= Pakkamalai =

Mountain and forest reserve in Tamil Nadu, India

Pakkamalai is a mountain and forest reserve in Villupuram district of Tamil Nadu, located 45 km southwest of Gingee.

==Geography==
Pakkamalai is steep-sided plateau that reaches an elevation of over 500 meters. In addition to being a forest reserve, Pakkamalai is a sacred forest. There is a shrine to the Goddess Durga on one of the peaks, and a temple to Perumal (Vishnu) at mid-elevation.

==Climate==
Maximum temperature ranges from 30° to 36 °C in the summer, and 24 °C during the winter months. Mean annual rainfall is 700 mm.

==Ecology==
Pakkamalai forest reserve covers an area of 22.38 km^{2}, and the mountain's dry forests contain a mix of species characteristic of the coastal dry evergreen forests which lie to the east, and the dry deciduous forests that lie to the west in the Eastern Ghats. Typical dry evergreen species in the forests include Atalantia monophylla, Acacia intsia, Combretum albidum, Dichrostachys cinerea, and Psydrax dicoccos, and typical dry deciduous species include Cochlospermum religiosum, Deccania pubescens, Garuga pinnata, Hildegardia populifolia, Ochna lanceolata, and Premna tomentosa. It is also home to several endemic and limited-range species. Hubera senjiana, a rare species of tree, is found only on Pakkamalai, growing in dry rocky soils along forest fringes between 200–300 metres elevation in association with Phyllanthus polyphyllus, Stenosiphonium russellianum, and Justicia beddomei.

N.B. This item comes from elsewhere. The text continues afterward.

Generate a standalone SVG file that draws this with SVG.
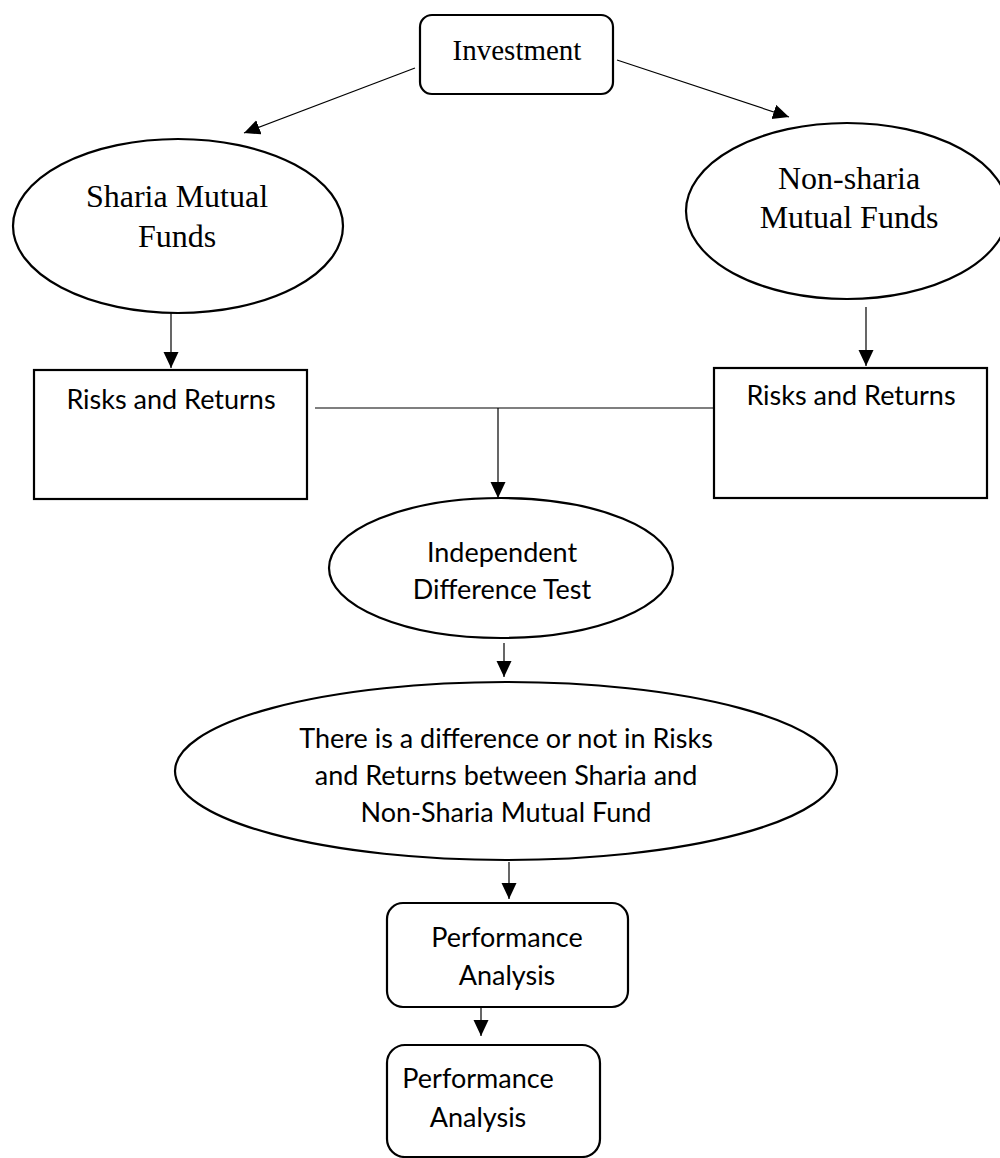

The surrounding lowlands are in the Deccan thorn scrub forests ecoregion.

Pakkamalai is home to the easternmost population of the grizzled giant squirrel (Ratufa macroura). It was previously known only in the Western Ghats and the Palani Hills.

In 2019, the critically endangered blue tarantula Poecilotheria metallica, known as the peacock parachute spider or Gooty tarantula, was discovered living in the mountains.